Conversely, Zandi discussed potential causes for concern over the balance of this decade. One of these is the federal funds rate. “If you connect the dots on what I've been saying so far, it would suggest that interest rates have to rise,” he said. “The Federal Reserve and other central banks across the globe have to utilize monetary policy in a more consistent way.”
Zandi's own timeline anticipates a steeper increase after 2019 than the Fed is currently projecting. Where the nation's central bank expects short-term interest rates to hover just under the 3% mark by early 2020, Moody's modeling calls for a rate of 3.5% or more in the same time frame. Zandi based his projection on the expectation that we'll see “some form of deficit-based tax cuts” in the next couple of years, a factor that neither the Fed nor the markets have priced in, although the markets have begun doing so.
Another possible worry is geopolitical turbulence reaching a tipping point—or, as Zandi put it, grains of sand being added to a pile until, eventually, one grain causes the pile to collapse. “There's a lot of stuff going on,” ranging from tensions with North Korea to instability in the Middle East. “There's always stuff, but the stakes seem a little higher and, given who's at the helm, it feels as though the risk is higher than normal.”

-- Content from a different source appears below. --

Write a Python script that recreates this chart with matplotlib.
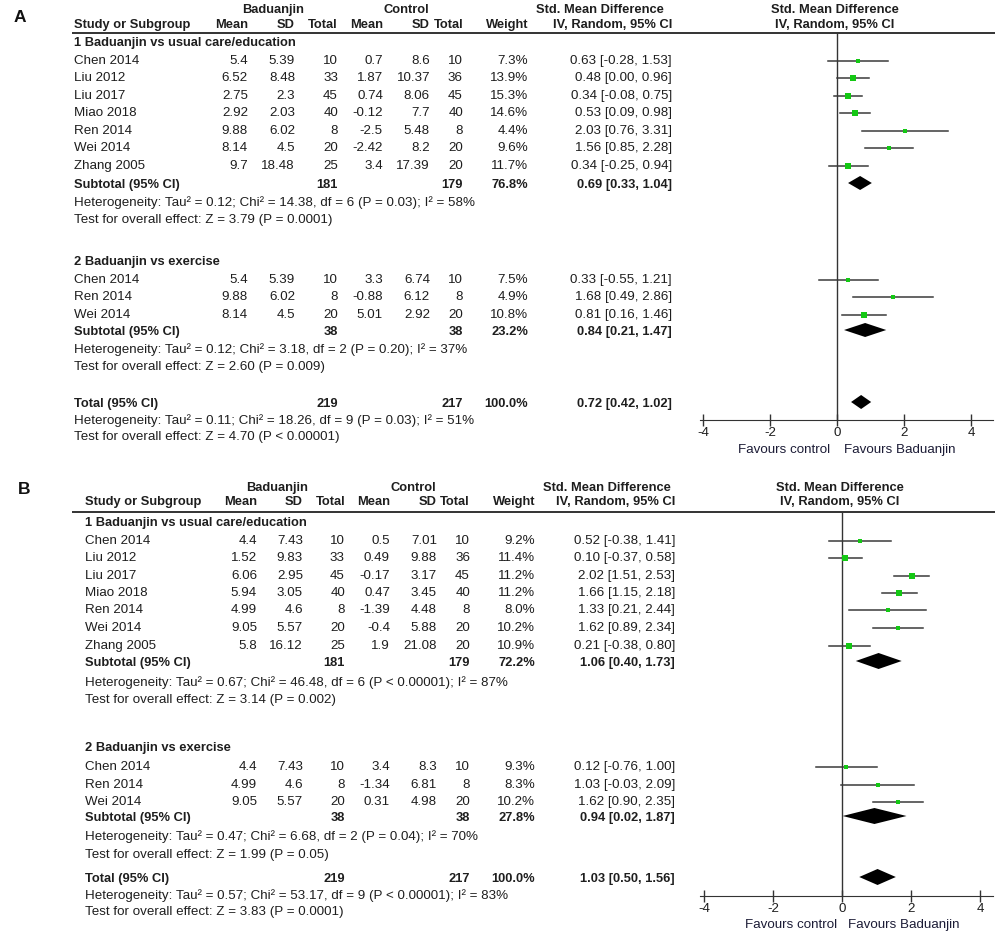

There's also a “wild card” factor: tax reform. “I can see this going in lots of different directions,” said Zandi. However, the net effect of lowering tax rates on the one hand and measures such as repatriating overseas revenues and eliminating the state and local deduction on the other hand would still lead to a deficit of about $1.5 trillion, he said.
“The question is, how do you pay for it all?” said Zandi. “There is no good way.” He pointed out that “there's an argument that if you lower the marginal rates, that lowers the cost of capital for business. Businesses go out and invest more; that investment adds to the stock of capital and that raises productivity, promoting the growth of the economy; you tax that and you generate revenue. Now that's all true. But it's just not nearly enough, under any reasonable estimate of what the so-called supply-side effects are.”